Making periodic appearances throughout the entire series, including its conclusion (if only spiritually) is a black cat. At the most basic level, this cat is the physical manifestation of Soseki’s inspiration for his first novel, I Am a Cat. Early in the novel, a massagist visits Soseki’s home and identifies it as a “lucky cat.”
More than this and as explained in the introduction to the Tuttle edition of I Am a Cat, Soseki was himself a kind of “stray kitten.” It has been suggested that both financial considerations and the advanced age of his parents at the time of his birth made him a source of embarrassment. As a result, he was placed in the care of a foster family till the age of 9 before rejoining his parents again upon the divorce of his adoptive parents. The cat thus represents both Soseki’s inner voice (at times playful, at other times serious and combative) as well as the vanishing times.
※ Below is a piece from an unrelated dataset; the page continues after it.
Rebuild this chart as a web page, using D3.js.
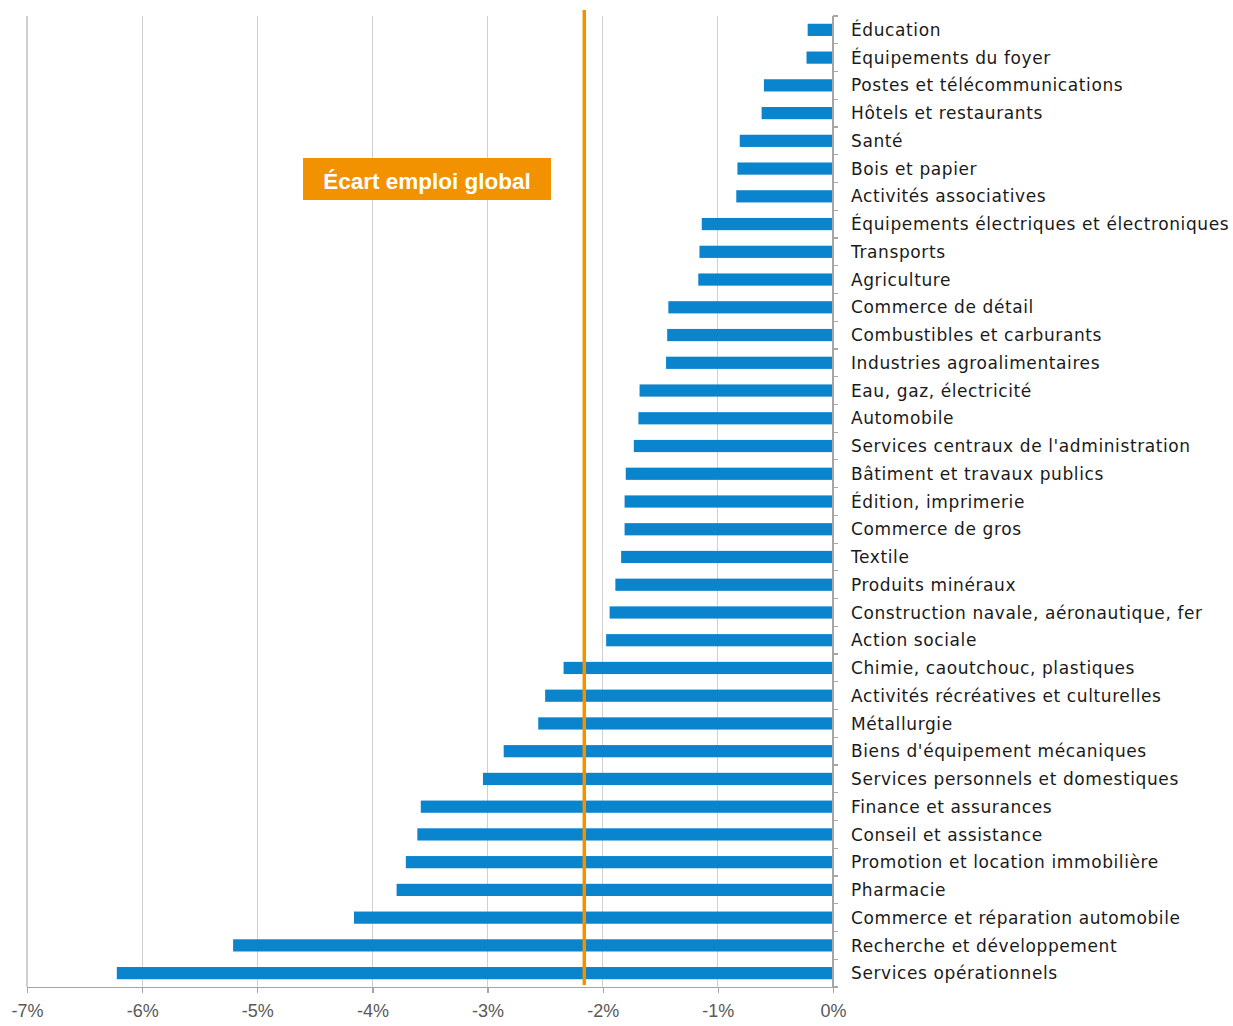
<!DOCTYPE html>
<html>
<head>
<meta charset="utf-8">
<script src="https://cdn.jsdelivr.net/npm/d3@7"></script>
<style>
	body { margin: 0; background: #fff; }
</style>
</head>
<body>
<svg id="chart"></svg>
<script>

var categories = [
	"Éducation", "Équipements du foyer", "Postes et télécommunications", "Hôtels et restaurants",
	"Santé", "Bois et papier", "Activités associatives", "Équipements électriques et électroniques",
	"Transports", "Agriculture", "Commerce de détail", "Combustibles et carburants",
	"Industries agroalimentaires", "Eau, gaz, électricité", "Automobile",
	"Services centraux de l'administration", "Bâtiment et travaux publics", "Édition, imprimerie",
	"Commerce de gros", "Textile", "Produits minéraux", "Construction navale, aéronautique, fer",
	"Action sociale", "Chimie, caoutchouc, plastiques", "Activités récréatives et culturelles",
	"Métallurgie", "Biens d'équipement mécaniques", "Services personnels et domestiques",
	"Finance et assurances", "Conseil et assistance", "Promotion et location immobilière",
	"Pharmacie", "Commerce et réparation automobile", "Recherche et développement",
	"Services opérationnels"
];

var values = [
	-0.22, -0.23, -0.60, -0.62, -0.81, -0.83, -0.84, -1.14, -1.16, -1.17,
	-1.43, -1.44, -1.45, -1.68, -1.69, -1.73, -1.80, -1.81, -1.81, -1.84,
	-1.89, -1.94, -1.97, -2.34, -2.50, -2.56, -2.86, -3.04, -3.58, -3.61,
	-3.71, -3.79, -4.16, -5.21, -6.22
];

var xTicks = [-7, -6, -5, -4, -3, -2, -1, 0];

var globalGap = -2.16;
var globalLabel = "Écart emploi global";

var width = 1233,
	height = 1026;

var svg = d3.select("#chart")
	.attr("width", width)
	.attr("height", height);

var x = d3.scaleLinear()
	.domain([-7, 0])
	.range([27, 833]);

var y = d3.scaleBand()
	.domain(categories)
	.range([16, 987])
	.paddingInner(0.56)
	.paddingOuter(0.28);

// gridlines
svg.append("g")
	.selectAll("line")
	.data(xTicks.filter(function(d) { return d != 0; }))
	.enter().append("line")
	.attr("x1", function(d) { return x(d); })
	.attr("x2", function(d) { return x(d); })
	.attr("y1", 16)
	.attr("y2", 987)
	.style("stroke", "#d0d0d0")
	.style("stroke-width", 1.2)
	.style("shape-rendering", "crispEdges");

// bars
svg.append("g")
	.selectAll("rect")
	.data(values)
	.enter().append("rect")
	.attr("x", function(d) { return x(d); })
	.attr("y", function(d, i) { return y(categories[i]); })
	.attr("width", function(d) { return x(0) - x(d); })
	.attr("height", y.bandwidth())
	.style("fill", "#0a84cc");

// x axis
var xAxis = d3.axisBottom(x)
	.tickValues(xTicks)
	.tickSize(6)
	.tickPadding(11)
	.tickFormat(function(d) { return d + "%"; });

svg.append("g")
	.attr("class", "x axis")
	.attr("transform", "translate(0,987)")
	.call(xAxis);

// y axis, ticks at the band boundaries
var bounds = d3.range(categories.length + 1).map(function(i) { return 16 + i * (971 / categories.length); });

var yAxis = svg.append("g").attr("class", "y axis");
yAxis.append("line")
	.attr("x1", x(0)).attr("x2", x(0))
	.attr("y1", 16).attr("y2", 987);
yAxis.selectAll("line.tick")
	.data(bounds)
	.enter().append("line")
	.attr("class", "tick")
	.attr("x1", x(0)).attr("x2", x(0) + 5)
	.attr("y1", function(d) { return d; })
	.attr("y2", function(d) { return d; });

d3.selectAll(".x.axis line, .x.axis path, .y.axis line")
	.style("stroke", "#a6a6a6")
	.style("stroke-width", 1.2)
	.style("fill", "none")
	.style("shape-rendering", "crispEdges");

d3.selectAll(".x.axis text")
	.style("font-family", "'Liberation Sans', Arial, sans-serif")
	.style("font-size", "18px")
	.style("fill", "#595959");

// category labels
svg.append("g")
	.selectAll("text")
	.data(categories)
	.enter().append("text")
	.attr("x", 851)
	.attr("y", function(d) { return y(d) + y.bandwidth() / 2; })
	.attr("dy", "0.36em")
	.style("font-family", "'DejaVu Sans', Verdana, sans-serif")
	.style("font-size", "17px")
	.style("letter-spacing", "0.6px")
	.style("fill", "#1a1a1a")
	.text(function(d) { return d; });

// global gap line
svg.append("line")
	.attr("x1", x(globalGap)).attr("x2", x(globalGap))
	.attr("y1", 10).attr("y2", 985)
	.style("stroke", "#f39200")
	.style("stroke-width", 3.5);

// annotation box
var note = svg.append("g");
note.append("rect")
	.attr("x", 303).attr("y", 158)
	.attr("width", 248).attr("height", 42)
	.style("fill", "#f39200");
note.append("text")
	.attr("x", 303 + 124).attr("y", 189)
	.attr("text-anchor", "middle")
	.style("font-family", "'Liberation Sans', Arial, sans-serif")
	.style("font-weight", "bold")
	.style("font-size", "22.5px")
	.style("fill", "#fff")
	.text(globalLabel);

</script>
</body>
</html>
Of particular note in Vol. 10 is the 100-page discourse in the realm of dreams which begins in the chapter titled, “What are you doing here, Teacher?”
[Read from right to left]
The initial moments of this dream are presented as a plausible reality, with Soseki attending to his morning toilet and meeting up with Takuboku. They discuss his present financial circumstances — a pet topic of both writers — and the progress he has made in his poetry. In the hotel restaurant, he encounters an older Ogai as he meets up with Elise many years after the events that inspired “Maihime”. Then, while employing various means of transportation, he meets his old teachers, political figures and the women who have enriched his days and writings in a grand summation of his life, his art, the times he has lived in and the manga series.
Readers familiar with Soseki’s novel Sanshiro (1908) will recognize this device; specifically a dream narrated by Professor Hirota toward the close of the novel where he encounters “a pretty young thing maybe 12 or 13.”. What follows in the manga is a partial transcription of this dream sequence with Soseki taking the place of Hirota. From the novel:
“Then I asked her, ‘Why haven’t you changed?’ and she said, ‘Because the year I had this face, the month I wore these clothes, and the day I had my hair like this is my favorite time of all.’ ‘What time is that?’ I asked her. ‘The day we met twenty years ago,’ she said. I wondered to myself, ‘Then why have I changed like this?’ and she told me, ‘Because you wanted to go on changing, moving toward something more beautiful.’ Then I said to her, ‘You are a painting,’ and she said, ‘You are a poem.'”
That day twenty years ago was the date of the funeral procession of Minister of Education, Arinori Mori (in 1889), where Hirota first caught a glimpse of the girl in her carriage. In his translation of Sanshiro, Jay Rubin indicates that “Soseki’s use of a public incident like the assassination…would seem to indicate that as he undertook to write the novel, he was thinking about a time in his life when he himself experienced a major disillusionment”. The girl in the manga differs from the girl in Sanshiro by the lack of a mole on her face, and the insertion of this sequence may hint at the authors’ intention to highlight Jun Eto’s thesis that Soseki had an affair with his sister-in-law, Tose, sometime around 1890.
It is also clear that they mean to suggest that Soseki the writer will “go on changing” as his works are interpreted and reinterpreted over the years, remaining as eternal as the cat, once thought dead, who appears alive again at the series’ close. The Times of Botchan is full of instances like these and more: there are incidental points hiding references and meaning; sociopolitical and literary analysis; vivid imaginings of long lost lives; and moments of ethereal beauty and mystery. There can be little doubt that it is one of the finest historical manga available to the comics reader today.